Marketing Communication
The JPMorgan European Growth & Income plc (JEGI) has benefited from the recent outperformance of European equities vs. US stocks.
Europe and European equities rise to the challenge
Global equity markets began 2025 expecting a continuation of US exceptionalism and sluggish European growth. But the Trump administration’s tariffs have upended the US exceptionalism story and Germany’s removal of its debt brake is set to unleash a level of spending that could boost future growth projections for Europe.
The shift in investor sentiment is evident in the stock markets, where the MSCI Europe outperformed the S&P 500 in the first quarter of 2025. The portfolio managers of JPMorgan European Growth & Income plc (JEGI) believe the optimism on Europe is indeed justified; the European consumer is healthy and benefiting from positive real wage while the European Central Bank (ECB) has been steadily cutting interest rates.
The exciting new development is Germany’s policy change that will allow the government to significantly ramp up spending on infrastructure and defence that could eventually add around two percentage points to GDP growth per year. This huge commitment is comparable to money spent during Germany’s reunification or the Marshall plan after the Second World War.
The investment perspective is also compelling. In addition to economic growth in Europe potentially accelerating while US growth is slowing, the valuation gap between the two equity markets is still near multi-decade lows: even after outperformance in the first quarter, the MSCI Europe ex-UK index is trading at close to a 30% discount to the S&P 500 index based on 12-month forward price-to-earnings ratios, as of 31 March 2025.1 A small shift in investor sentiment and flows could give a big boost to European markets.

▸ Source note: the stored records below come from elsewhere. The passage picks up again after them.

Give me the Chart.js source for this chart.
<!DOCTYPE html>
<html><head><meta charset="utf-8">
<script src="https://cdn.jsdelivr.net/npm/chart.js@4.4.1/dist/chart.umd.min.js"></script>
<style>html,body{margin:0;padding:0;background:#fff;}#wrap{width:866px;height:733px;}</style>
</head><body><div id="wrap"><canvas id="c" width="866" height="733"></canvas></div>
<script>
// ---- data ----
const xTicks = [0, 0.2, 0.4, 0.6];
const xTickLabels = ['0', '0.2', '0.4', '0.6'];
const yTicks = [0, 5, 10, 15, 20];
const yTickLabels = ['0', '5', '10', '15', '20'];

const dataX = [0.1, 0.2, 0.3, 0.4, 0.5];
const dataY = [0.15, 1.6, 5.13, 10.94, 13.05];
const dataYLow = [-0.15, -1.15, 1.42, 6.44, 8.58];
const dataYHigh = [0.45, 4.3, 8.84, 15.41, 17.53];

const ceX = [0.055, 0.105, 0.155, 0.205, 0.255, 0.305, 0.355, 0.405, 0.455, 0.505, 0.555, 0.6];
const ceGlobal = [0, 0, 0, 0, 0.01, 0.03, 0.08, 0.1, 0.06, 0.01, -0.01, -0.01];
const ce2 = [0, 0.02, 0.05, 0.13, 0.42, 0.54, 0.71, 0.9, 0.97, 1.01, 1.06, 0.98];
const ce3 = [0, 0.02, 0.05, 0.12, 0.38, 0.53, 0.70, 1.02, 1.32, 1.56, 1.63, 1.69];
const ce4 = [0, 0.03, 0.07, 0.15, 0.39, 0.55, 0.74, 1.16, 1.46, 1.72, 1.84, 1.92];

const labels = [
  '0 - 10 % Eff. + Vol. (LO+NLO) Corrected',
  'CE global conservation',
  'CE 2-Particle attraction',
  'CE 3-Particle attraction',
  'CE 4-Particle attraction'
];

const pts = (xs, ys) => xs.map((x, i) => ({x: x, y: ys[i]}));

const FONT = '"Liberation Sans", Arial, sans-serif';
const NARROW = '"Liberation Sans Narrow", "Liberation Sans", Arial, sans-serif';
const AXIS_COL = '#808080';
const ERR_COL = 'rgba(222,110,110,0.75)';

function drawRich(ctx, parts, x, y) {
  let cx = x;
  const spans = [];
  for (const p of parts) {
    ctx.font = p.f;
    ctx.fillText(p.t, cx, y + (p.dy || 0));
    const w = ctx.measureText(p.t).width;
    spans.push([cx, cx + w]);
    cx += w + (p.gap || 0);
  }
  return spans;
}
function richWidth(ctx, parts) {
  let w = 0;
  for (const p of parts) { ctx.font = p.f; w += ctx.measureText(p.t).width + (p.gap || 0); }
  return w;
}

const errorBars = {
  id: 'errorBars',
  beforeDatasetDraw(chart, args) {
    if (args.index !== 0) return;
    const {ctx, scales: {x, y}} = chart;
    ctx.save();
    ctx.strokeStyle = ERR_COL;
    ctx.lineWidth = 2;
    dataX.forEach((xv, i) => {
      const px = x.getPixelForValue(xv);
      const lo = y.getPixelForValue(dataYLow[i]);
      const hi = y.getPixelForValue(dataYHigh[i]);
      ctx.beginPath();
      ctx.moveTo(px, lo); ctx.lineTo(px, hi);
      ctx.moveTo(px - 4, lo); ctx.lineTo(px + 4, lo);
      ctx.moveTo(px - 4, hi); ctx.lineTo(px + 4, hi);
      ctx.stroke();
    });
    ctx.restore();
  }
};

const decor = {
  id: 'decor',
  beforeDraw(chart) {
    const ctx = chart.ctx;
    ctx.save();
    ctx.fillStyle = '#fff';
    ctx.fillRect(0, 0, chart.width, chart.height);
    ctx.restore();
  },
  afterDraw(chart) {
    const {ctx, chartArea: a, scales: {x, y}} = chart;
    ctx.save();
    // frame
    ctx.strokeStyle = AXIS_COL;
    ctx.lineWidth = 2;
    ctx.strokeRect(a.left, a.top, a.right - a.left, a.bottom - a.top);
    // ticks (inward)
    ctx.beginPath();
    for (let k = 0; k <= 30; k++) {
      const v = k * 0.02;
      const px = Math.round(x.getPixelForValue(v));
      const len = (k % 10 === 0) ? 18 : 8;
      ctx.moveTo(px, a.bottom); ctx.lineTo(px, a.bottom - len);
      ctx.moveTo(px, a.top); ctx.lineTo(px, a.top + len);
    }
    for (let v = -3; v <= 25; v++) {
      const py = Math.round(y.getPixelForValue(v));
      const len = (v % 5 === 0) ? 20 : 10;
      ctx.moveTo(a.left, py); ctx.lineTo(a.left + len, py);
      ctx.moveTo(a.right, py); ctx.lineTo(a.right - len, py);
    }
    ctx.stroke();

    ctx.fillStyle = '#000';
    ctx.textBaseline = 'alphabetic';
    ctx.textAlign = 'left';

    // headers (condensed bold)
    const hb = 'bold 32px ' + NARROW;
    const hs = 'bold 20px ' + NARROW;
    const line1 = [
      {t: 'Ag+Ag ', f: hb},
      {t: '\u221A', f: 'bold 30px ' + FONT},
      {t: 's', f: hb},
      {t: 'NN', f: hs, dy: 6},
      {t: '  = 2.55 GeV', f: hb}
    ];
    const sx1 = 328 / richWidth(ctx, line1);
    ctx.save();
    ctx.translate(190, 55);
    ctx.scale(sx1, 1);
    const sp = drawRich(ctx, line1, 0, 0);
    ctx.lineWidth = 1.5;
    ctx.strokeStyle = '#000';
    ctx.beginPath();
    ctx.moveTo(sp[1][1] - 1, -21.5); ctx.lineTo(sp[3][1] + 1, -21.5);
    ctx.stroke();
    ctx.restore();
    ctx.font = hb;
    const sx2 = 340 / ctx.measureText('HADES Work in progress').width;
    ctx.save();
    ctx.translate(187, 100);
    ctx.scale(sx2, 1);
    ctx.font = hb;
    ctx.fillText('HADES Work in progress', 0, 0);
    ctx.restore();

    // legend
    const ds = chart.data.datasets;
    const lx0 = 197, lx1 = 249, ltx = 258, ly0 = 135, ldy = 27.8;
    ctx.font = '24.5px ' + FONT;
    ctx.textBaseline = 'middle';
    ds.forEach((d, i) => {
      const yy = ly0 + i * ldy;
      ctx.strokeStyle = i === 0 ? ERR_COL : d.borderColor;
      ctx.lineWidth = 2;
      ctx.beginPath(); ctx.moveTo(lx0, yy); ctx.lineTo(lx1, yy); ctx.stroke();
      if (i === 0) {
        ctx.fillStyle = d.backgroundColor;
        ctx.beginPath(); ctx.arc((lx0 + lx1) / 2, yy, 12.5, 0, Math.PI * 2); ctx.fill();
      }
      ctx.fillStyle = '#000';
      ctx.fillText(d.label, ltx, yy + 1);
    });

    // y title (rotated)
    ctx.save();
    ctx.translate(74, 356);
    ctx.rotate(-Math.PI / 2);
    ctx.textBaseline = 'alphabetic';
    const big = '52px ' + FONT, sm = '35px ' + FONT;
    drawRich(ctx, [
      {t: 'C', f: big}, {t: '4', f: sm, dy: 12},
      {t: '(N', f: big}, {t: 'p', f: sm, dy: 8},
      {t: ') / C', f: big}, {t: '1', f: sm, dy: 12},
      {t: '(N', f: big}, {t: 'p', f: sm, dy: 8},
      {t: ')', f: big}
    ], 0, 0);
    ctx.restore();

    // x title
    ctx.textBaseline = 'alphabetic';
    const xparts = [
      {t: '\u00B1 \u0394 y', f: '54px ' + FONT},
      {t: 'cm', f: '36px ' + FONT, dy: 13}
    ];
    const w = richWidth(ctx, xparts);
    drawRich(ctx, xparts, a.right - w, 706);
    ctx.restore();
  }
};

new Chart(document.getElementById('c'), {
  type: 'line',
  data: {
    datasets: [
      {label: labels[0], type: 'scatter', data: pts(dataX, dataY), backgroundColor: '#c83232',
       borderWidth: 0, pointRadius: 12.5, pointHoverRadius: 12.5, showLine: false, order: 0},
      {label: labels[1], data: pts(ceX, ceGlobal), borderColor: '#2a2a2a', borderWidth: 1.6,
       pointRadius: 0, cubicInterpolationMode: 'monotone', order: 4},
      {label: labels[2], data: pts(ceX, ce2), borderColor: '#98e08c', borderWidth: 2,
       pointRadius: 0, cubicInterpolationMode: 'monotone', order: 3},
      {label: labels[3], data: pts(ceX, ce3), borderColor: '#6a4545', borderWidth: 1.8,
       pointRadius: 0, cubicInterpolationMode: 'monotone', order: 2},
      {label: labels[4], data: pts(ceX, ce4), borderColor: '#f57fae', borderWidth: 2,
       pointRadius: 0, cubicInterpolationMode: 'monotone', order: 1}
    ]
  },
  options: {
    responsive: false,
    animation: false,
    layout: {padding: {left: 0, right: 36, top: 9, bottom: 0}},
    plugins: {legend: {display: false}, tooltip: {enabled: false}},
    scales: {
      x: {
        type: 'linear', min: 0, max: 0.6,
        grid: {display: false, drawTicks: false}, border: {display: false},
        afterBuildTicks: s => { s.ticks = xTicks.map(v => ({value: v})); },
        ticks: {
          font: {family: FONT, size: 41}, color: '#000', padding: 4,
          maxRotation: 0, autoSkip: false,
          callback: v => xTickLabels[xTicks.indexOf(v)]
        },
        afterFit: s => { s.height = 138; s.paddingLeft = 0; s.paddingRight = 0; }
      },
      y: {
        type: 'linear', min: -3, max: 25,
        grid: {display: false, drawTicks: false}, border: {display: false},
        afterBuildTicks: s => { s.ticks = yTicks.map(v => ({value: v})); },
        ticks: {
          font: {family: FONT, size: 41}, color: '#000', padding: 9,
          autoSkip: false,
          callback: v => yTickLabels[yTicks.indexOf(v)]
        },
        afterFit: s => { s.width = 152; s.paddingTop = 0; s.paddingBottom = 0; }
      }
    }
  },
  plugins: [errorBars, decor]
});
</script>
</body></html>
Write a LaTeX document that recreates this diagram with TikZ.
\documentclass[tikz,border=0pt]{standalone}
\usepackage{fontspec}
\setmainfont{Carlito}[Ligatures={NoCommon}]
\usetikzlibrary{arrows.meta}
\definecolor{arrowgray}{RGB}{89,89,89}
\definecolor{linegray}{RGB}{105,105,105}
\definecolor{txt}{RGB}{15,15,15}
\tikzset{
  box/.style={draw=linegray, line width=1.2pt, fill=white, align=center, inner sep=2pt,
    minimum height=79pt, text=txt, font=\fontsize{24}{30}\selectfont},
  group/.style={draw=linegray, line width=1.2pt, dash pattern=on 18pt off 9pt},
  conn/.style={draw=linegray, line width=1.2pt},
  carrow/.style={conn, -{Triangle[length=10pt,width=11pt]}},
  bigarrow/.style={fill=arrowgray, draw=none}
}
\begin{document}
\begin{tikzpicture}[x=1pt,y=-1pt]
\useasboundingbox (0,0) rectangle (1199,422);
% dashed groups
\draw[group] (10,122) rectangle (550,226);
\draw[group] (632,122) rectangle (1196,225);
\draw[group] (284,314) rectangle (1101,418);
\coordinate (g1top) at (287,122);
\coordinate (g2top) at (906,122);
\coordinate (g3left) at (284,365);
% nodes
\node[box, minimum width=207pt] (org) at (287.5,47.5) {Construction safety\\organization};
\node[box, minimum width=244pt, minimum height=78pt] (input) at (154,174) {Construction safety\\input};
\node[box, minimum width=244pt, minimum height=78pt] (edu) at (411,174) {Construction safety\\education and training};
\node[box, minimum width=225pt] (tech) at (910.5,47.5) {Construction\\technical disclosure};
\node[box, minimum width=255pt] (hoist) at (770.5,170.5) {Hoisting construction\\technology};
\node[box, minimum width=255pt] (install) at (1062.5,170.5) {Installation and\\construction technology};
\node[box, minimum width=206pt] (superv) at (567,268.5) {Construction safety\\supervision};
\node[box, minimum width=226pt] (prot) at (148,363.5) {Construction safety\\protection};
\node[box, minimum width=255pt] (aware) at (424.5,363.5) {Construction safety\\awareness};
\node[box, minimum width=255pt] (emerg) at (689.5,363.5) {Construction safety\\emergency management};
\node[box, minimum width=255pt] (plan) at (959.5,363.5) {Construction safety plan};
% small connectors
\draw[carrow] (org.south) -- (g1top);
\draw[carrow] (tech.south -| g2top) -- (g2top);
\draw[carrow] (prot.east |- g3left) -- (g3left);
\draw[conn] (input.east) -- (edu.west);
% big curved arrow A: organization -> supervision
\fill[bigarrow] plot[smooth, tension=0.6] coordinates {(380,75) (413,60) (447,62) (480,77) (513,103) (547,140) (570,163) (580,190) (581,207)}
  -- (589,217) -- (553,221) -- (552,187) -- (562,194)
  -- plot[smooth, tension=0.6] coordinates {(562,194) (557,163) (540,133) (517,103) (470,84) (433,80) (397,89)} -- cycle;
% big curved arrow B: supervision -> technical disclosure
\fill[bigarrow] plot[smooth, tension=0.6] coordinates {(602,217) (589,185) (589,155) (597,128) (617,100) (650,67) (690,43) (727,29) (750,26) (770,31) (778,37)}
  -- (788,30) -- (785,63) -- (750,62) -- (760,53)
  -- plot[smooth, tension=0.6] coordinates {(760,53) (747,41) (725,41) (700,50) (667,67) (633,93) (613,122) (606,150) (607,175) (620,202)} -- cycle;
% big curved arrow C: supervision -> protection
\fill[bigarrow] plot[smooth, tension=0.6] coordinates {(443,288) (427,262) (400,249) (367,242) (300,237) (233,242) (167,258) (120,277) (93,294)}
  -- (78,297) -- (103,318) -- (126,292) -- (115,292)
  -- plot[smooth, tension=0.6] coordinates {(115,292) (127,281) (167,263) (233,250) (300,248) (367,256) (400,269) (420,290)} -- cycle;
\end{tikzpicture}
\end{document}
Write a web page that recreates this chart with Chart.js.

JEGI’s diverse drivers of consistent performance
While European markets have only recently started to outperform the US, JEGI has been consistently generating alpha across the market cycle, in both growth- and value-oriented markets. The trust has notably generated excess returns in the first quarter of 2025, as well as over one, three, five and 10 years annualised.
These consistent results reflect the team’s disciplined approach that uses fundamental and quantitative methods to select high-quality companies with positive momentum, such as earnings upgrades, for a portfolio that is more attractively valued than the benchmark average.
JEGI is also well diversified. The portfolio managers consider both the country in which companies are listed and the regions their revenues come from. Sector and style exposure are relatively balanced and the portfolio tends to own more stocks than peer group. In addition, roughly 10% of the portfolio2 is currently invested in stocks not in the benchmark, most of which are small cap companies.
Indeed, last year’s winners were spread across sectors as diverse as banking, telecommunications and software, and returns were driven by several key holdings rather than a single star performer. JEGI’s large position in Unicredit, a global bank based in Italy, was the top contributor to returns for the 12 months ending 31 March 2025. The bank’s earnings have grown fast and have been continually upgraded, meaning the price-to-earnings (P/E) ratio has remained low, even as the stock price has risen. The portfolio has positions in several other banks with similar attributes that also performed well.
Deutsche Telekom, with its 51% stake in T-mobile in the US, is a good example of defensive growth position that performed extremely well over the past 12 months. Strong returns from German software company SAP, which is in the early stages migrating its customer base to new cloud-based product suite, serve as a reminder that world-leading technology companies exist outside of the US.
Navigating uncertainty with a strong investment process
While JEGI was somewhat cyclically positioned earlier this year, the portfolio managers harvested some gains and added to a few defensive positions, such as Heineken, after the company reported strong results, and Roche, following recent positive news about its drug pipeline. In contrast, Novo Nordisk—a strong contributor to JEGI’s performance last year due to its weight loss drugs—reported results from clinical trials that were below expectations and earnings revisions have started to trend down. The portfolio managers have trimmed the position from an overweight to an underweight, but the recent performance detracted from returns.
Another detractor from performance last year was the decision not to own Rheinmetall, the German defence company. The portfolio managers were cautious due to the valuation but the stock doubled in February on the proposed increase in German and European defence spending. JEGI owns other defense names that are also benefiting.
The portfolio remains underweight some highly cyclical industries, such as materials and autos, which the portfolio managers think will remain challenged due to tariffs.
As the enormous uncertainty around the Trump administration’s tariff policies impacts the macroeconomy and financial markets, JEGI’s portfolio managers acknowledge that most companies will be unlikely to report stronger earnings or raise guidance in the near term. Trade deals are complex: Brexit took three years not three months. Still, relative winners and losers will likely emerge and provide the opportunity to generate returns above the benchmark.